From Imago et Umbra by Hristo Plamenov Goshev:
Strain as I might to make out anything in the darkness stretching before me, it remains as uniform and impenetrable as ever. Space always looks strikingly gorgeous when viewed from an observatory or as a digital projection, but from the cockpit of a fighter, that’s another story. The vibrant nebulae and radiant quasars vanish, replaced by a bottomless abyss with but a few tiny dots of light to disrupt its homogeneity. This no longer disturbs me—at least not like it did while I was still a cadet at the Deneb Military Academy a lifetime ago—but it still feels a bit unfair. Pilots deserve some of that magic too.

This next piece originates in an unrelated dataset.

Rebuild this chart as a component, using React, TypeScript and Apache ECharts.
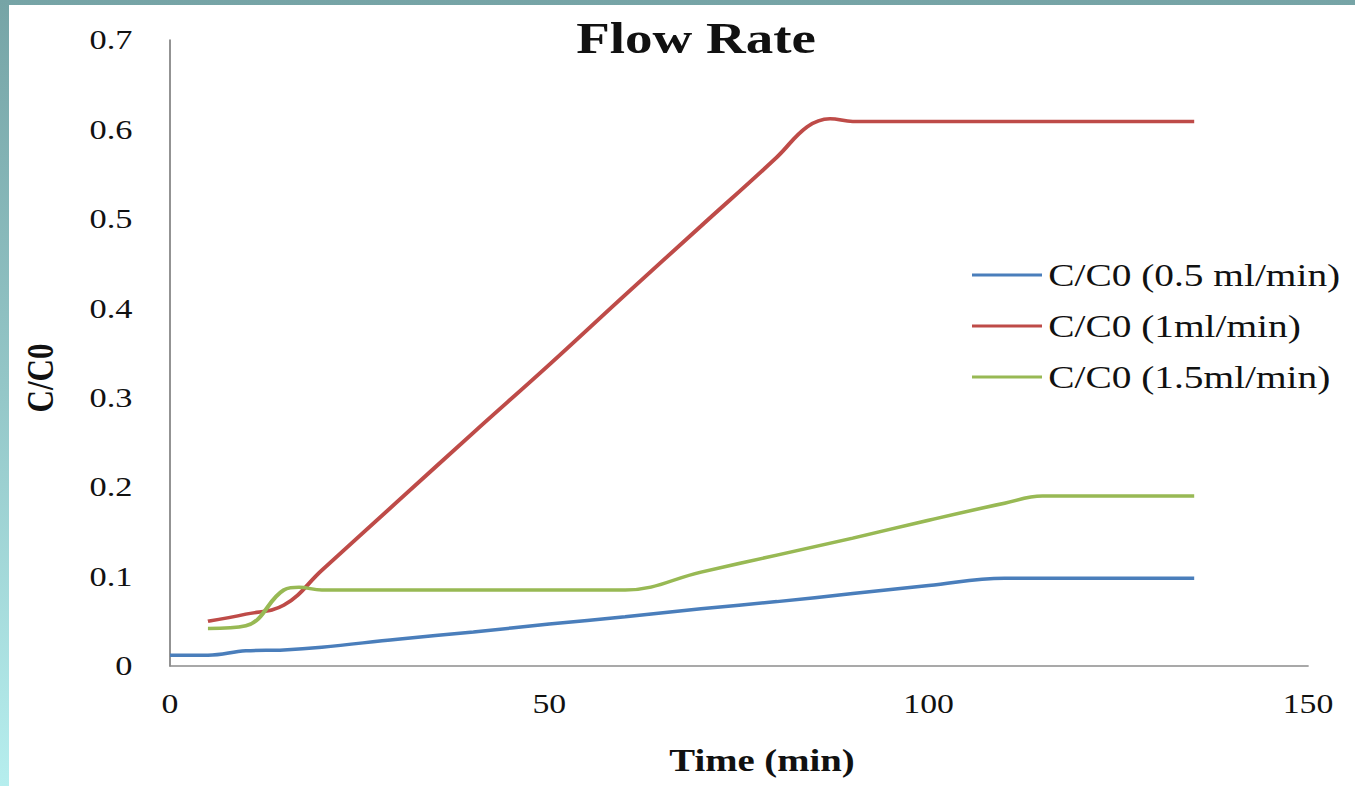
import React, { useEffect, useRef } from "react";
import * as echarts from "echarts";

// Horizontal stretch applied to the whole drawing (text included)
const STRETCH = 1.25;
const PAGE_W = 1355;
const PAGE_H = 786;
const CHART_W = PAGE_W / STRETCH;
const px = (x: number) => x / STRETCH; // page x -> chart x

const titleText = "Flow Rate";
const xAxisTitle = "Time (min)";
const yAxisTitle = "C/C0";
const seriesNames = ["C/C0 (0.5 ml/min)", "C/C0 (1ml/min)", "C/C0 (1.5ml/min)"];

// [time (min), C/C0]
const flow05: [number, number][] = [
  [0, 0.012], [5, 0.012], [10, 0.017], [15, 0.018], [20, 0.021], [30, 0.030],
  [40, 0.038], [50, 0.047], [60, 0.055], [70, 0.064], [80, 0.072], [90, 0.081],
  [100, 0.090], [110, 0.098], [120, 0.098], [135, 0.098],
];
const flow10: [number, number][] = [
  [5, 0.050], [10, 0.058], [15, 0.068], [20, 0.107], [30, 0.184], [40, 0.261],
  [50, 0.337], [60, 0.415], [70, 0.492], [80, 0.569], [84, 0.603], [87, 0.612],
  [90, 0.609], [100, 0.609], [120, 0.609], [135, 0.609],
];
const flow15: [number, number][] = [
  [5, 0.042], [10, 0.045], [15, 0.085], [17, 0.088], [20, 0.085], [30, 0.085],
  [40, 0.085], [50, 0.085], [60, 0.085], [70, 0.105], [80, 0.124], [90, 0.143],
  [100, 0.163], [110, 0.182], [115, 0.19], [120, 0.19], [135, 0.19],
];

const colors = ["#4A7EBB", "#BE4B48", "#98B954"];
const FONT = '"Liberation Serif", "Times New Roman", serif';

export default function App() {
  const ref = useRef<HTMLDivElement>(null);

  useEffect(() => {
    if (!ref.current) return;
    const chart = echarts.init(ref.current, undefined, { renderer: "svg" });
    const mkSeries = (name: string, data: [number, number][], color: string) => ({
      name,
      type: "line",
      data,
      smooth: 0.4,
      showSymbol: false,
      symbol: "none",
      lineStyle: { color, width: 3.5 },
      itemStyle: { color },
    });
    chart.setOption({
      animation: false,
      backgroundColor: "transparent",
      grid: {
        left: px(170),
        right: CHART_W - px(1308),
        top: 40,
        bottom: PAGE_H - 666,
        containLabel: false,
      },
      xAxis: {
        type: "value",
        min: 0,
        max: 150,
        interval: 50,
        axisLine: { show: true, lineStyle: { color: "#8c8c8c", width: 1.5 } },
        axisTick: { show: false },
        splitLine: { show: false },
        axisLabel: { fontFamily: FONT, fontSize: 27, color: "#111", margin: 25 },
      },
      yAxis: {
        type: "value",
        min: 0,
        max: 0.7,
        interval: 0.1,
        axisLine: { show: true, lineStyle: { color: "#8c8c8c", width: 1.5 } },
        axisTick: { show: false },
        splitLine: { show: false },
        axisLabel: { fontFamily: FONT, fontSize: 27.5, color: "#111", margin: 30 },
      },
      legend: {
        orient: "vertical",
        left: px(972) - 5,
        top: 254,
        icon: "rect",
        itemWidth: px(1042) - px(972),
        itemHeight: 3,
        itemGap: 19,
        textStyle: { fontFamily: FONT, fontSize: 31.5, color: "#111", lineHeight: 31 },
        data: seriesNames,
      },
      graphic: [
        {
          type: "text",
          x: px(696),
          y: 16,
          style: {
            text: titleText,
            font: `bold 44px ${FONT}`,
            fill: "#111",
            textAlign: "center",
            textVerticalAlign: "top",
          },
        },
        {
          type: "text",
          x: px(762),
          y: 745,
          style: {
            text: xAxisTitle,
            font: `bold 31px ${FONT}`,
            fill: "#111",
            textAlign: "center",
            textVerticalAlign: "top",
          },
        },
        {
          type: "text",
          x: px(40),
          y: 378,
          rotation: Math.PI / 2,
          style: {
            text: yAxisTitle,
            font: `bold 31px ${FONT}`,
            fill: "#111",
            textAlign: "center",
            textVerticalAlign: "middle",
          },
        },
      ],
      series: [
        mkSeries(seriesNames[0], flow05, colors[0]),
        mkSeries(seriesNames[1], flow10, colors[1]),
        mkSeries(seriesNames[2], flow15, colors[2]),
      ],
    });
    return () => chart.dispose();
  }, []);

  return (
    <div
      style={{
        position: "fixed",
        left: 0,
        top: 0,
        width: PAGE_W,
        height: PAGE_H,
        overflow: "hidden",
        background: "linear-gradient(180deg, #76a4a6 0%, #94c7c8 50%, #b6eeee 100%)",
      }}
    >
      <div
        style={{
          position: "absolute",
          left: 9,
          top: 5,
          right: 0,
          bottom: 0,
          background: "#ffffff",
        }}
      />
      <div
        ref={ref}
        style={{
          position: "absolute",
          left: 0,
          top: 0,
          width: CHART_W,
          height: PAGE_H,
          transform: `scaleX(${STRETCH})`,
          transformOrigin: "0 0",
        }}
      />
    </div>
  );
}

From Werewolves: Liminality, Power and Transformation Throughout History by Amy Laurens:
With a history even further-reaching than that of vampires, werewolves are perhaps the ultimate paranormal creature. While there are stories of shapeshifters in practically every culture on every continent, the werewolf, as a specific subset of shapeshifter, has endured in fame and popularity throughout literal millennia. But why is this? What is it about the notion of a human transforming into a wolf that has long fascinated us, giving this mythical creature life enough to endure throughout the ages?
From Using the Anthropocene to Reinterpret the Importance of Lost Race Novels in Early Australian SF by Gillian Polack:
Fiction has a role in creating the Anthropocene. Fiction can communicate a vision of how the Earth is changed by humans and which humans are seen as making significant changes to the planet. Australia’s Lost Race romances, for example, heralded the current view that we live in the Anthropocene. Tracing them back, we find that the Anthropocene may be a bit different in Australia.
From Metaphor and the Body in the Works of David Cronenberg by Claire Fitzpatrick:
In 2014, Canadian film director David Cronenberg turned 70. When interviewed by The Guardian, he compared himself to Gregor Samsa, the protagonist of The Metamorphosis by Franz Kafkta, who wakes up one morning to find—very Cronenbergian—he’s become a giant beetle.